### Objective
Reproduce all the lines exactly as they stand, apart from the pictures.

### Material
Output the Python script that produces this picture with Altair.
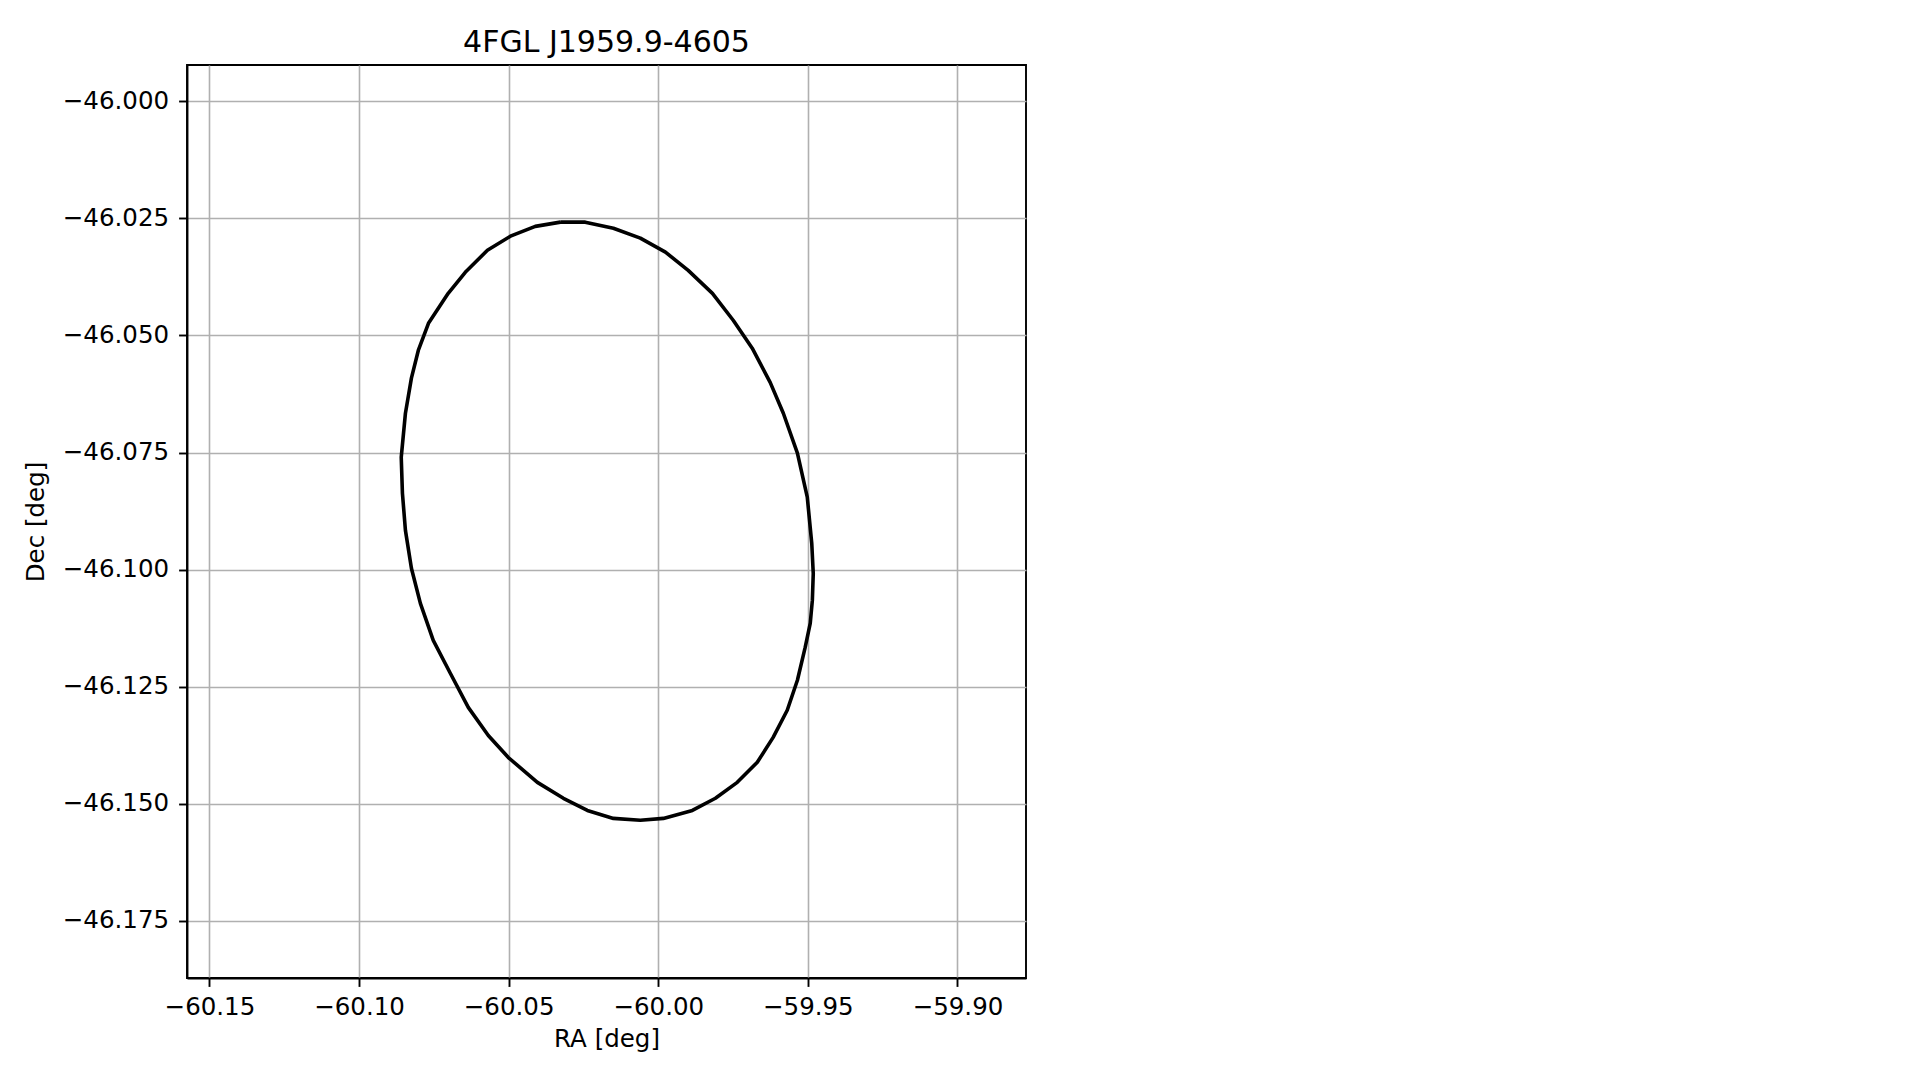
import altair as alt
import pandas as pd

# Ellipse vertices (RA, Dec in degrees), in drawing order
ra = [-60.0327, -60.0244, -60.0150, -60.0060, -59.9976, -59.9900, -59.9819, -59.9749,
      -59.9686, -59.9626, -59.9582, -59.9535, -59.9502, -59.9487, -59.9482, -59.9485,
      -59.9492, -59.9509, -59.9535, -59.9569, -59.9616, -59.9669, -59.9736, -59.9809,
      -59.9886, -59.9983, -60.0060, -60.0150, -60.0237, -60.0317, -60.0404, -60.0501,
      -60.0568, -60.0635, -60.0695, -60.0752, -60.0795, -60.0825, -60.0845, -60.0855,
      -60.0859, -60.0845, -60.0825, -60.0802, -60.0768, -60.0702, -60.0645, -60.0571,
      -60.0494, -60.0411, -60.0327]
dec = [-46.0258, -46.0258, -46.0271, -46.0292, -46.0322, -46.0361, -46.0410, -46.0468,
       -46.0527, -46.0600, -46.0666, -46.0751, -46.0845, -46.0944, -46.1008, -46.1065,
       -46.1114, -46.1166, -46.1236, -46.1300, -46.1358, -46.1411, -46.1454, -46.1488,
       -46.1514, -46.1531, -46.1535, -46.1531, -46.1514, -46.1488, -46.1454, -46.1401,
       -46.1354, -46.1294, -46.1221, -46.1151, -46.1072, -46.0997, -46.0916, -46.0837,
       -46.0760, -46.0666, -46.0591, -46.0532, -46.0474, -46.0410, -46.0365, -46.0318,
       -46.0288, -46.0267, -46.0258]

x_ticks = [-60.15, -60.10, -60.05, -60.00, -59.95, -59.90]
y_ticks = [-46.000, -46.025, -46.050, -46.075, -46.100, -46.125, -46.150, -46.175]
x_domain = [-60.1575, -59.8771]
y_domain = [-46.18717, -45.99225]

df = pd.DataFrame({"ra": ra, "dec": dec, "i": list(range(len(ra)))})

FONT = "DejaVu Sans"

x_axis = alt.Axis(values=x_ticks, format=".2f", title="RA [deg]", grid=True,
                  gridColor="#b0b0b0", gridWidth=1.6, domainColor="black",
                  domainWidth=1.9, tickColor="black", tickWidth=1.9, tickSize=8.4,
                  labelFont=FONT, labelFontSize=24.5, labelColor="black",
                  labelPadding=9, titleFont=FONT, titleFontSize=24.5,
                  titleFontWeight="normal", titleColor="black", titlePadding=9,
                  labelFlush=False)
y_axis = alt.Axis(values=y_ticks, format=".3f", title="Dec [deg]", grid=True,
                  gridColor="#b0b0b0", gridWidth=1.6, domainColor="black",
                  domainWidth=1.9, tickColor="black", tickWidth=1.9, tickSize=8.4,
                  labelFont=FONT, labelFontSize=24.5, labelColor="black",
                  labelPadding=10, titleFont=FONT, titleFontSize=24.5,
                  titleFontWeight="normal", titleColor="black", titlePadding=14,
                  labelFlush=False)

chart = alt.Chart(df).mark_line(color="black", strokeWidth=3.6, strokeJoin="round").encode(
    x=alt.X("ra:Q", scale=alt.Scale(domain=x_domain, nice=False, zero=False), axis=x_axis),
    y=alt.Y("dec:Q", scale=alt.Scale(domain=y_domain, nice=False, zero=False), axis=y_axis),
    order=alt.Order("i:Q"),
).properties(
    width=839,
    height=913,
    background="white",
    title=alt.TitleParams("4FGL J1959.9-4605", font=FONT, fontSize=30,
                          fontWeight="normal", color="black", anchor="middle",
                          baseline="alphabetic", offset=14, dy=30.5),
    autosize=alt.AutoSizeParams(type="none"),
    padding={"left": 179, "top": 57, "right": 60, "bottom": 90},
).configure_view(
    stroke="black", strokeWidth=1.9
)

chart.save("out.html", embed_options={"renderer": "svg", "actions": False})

### Exercise result
Output the Python script that produces this picture with Altair.
import altair as alt
import pandas as pd

# Ellipse vertices (RA, Dec in degrees), in drawing order
ra = [-60.0327, -60.0244, -60.0150, -60.0060, -59.9976, -59.9900, -59.9819, -59.9749,
      -59.9686, -59.9626, -59.9582, -59.9535, -59.9502, -59.9487, -59.9482, -59.9485,
      -59.9492, -59.9509, -59.9535, -59.9569, -59.9616, -59.9669, -59.9736, -59.9809,
      -59.9886, -59.9983, -60.0060, -60.0150, -60.0237, -60.0317, -60.0404, -60.0501,
      -60.0568, -60.0635, -60.0695, -60.0752, -60.0795, -60.0825, -60.0845, -60.0855,
      -60.0859, -60.0845, -60.0825, -60.0802, -60.0768, -60.0702, -60.0645, -60.0571,
      -60.0494, -60.0411, -60.0327]
dec = [-46.0258, -46.0258, -46.0271, -46.0292, -46.0322, -46.0361, -46.0410, -46.0468,
       -46.0527, -46.0600, -46.0666, -46.0751, -46.0845, -46.0944, -46.1008, -46.1065,
       -46.1114, -46.1166, -46.1236, -46.1300, -46.1358, -46.1411, -46.1454, -46.1488,
       -46.1514, -46.1531, -46.1535, -46.1531, -46.1514, -46.1488, -46.1454, -46.1401,
       -46.1354, -46.1294, -46.1221, -46.1151, -46.1072, -46.0997, -46.0916, -46.0837,
       -46.0760, -46.0666, -46.0591, -46.0532, -46.0474, -46.0410, -46.0365, -46.0318,
       -46.0288, -46.0267, -46.0258]

x_ticks = [-60.15, -60.10, -60.05, -60.00, -59.95, -59.90]
y_ticks = [-46.000, -46.025, -46.050, -46.075, -46.100, -46.125, -46.150, -46.175]
x_domain = [-60.1575, -59.8771]
y_domain = [-46.18717, -45.99225]

df = pd.DataFrame({"ra": ra, "dec": dec, "i": list(range(len(ra)))})

FONT = "DejaVu Sans"

x_axis = alt.Axis(values=x_ticks, format=".2f", title="RA [deg]", grid=True,
                  gridColor="#b0b0b0", gridWidth=1.6, domainColor="black",
                  domainWidth=1.9, tickColor="black", tickWidth=1.9, tickSize=8.4,
                  labelFont=FONT, labelFontSize=24.5, labelColor="black",
                  labelPadding=9, titleFont=FONT, titleFontSize=24.5,
                  titleFontWeight="normal", titleColor="black", titlePadding=9,
                  labelFlush=False)
y_axis = alt.Axis(values=y_ticks, format=".3f", title="Dec [deg]", grid=True,
                  gridColor="#b0b0b0", gridWidth=1.6, domainColor="black",
                  domainWidth=1.9, tickColor="black", tickWidth=1.9, tickSize=8.4,
                  labelFont=FONT, labelFontSize=24.5, labelColor="black",
                  labelPadding=10, titleFont=FONT, titleFontSize=24.5,
                  titleFontWeight="normal", titleColor="black", titlePadding=14,
                  labelFlush=False)

chart = alt.Chart(df).mark_line(color="black", strokeWidth=3.6, strokeJoin="round").encode(
    x=alt.X("ra:Q", scale=alt.Scale(domain=x_domain, nice=False, zero=False), axis=x_axis),
    y=alt.Y("dec:Q", scale=alt.Scale(domain=y_domain, nice=False, zero=False), axis=y_axis),
    order=alt.Order("i:Q"),
).properties(
    width=839,
    height=913,
    background="white",
    title=alt.TitleParams("4FGL J1959.9-4605", font=FONT, fontSize=30,
                          fontWeight="normal", color="black", anchor="middle",
                          baseline="alphabetic", offset=14, dy=30.5),
    autosize=alt.AutoSizeParams(type="none"),
    padding={"left": 179, "top": 57, "right": 60, "bottom": 90},
).configure_view(
    stroke="black", strokeWidth=1.9
)

chart.save("out.html", embed_options={"renderer": "svg", "actions": False})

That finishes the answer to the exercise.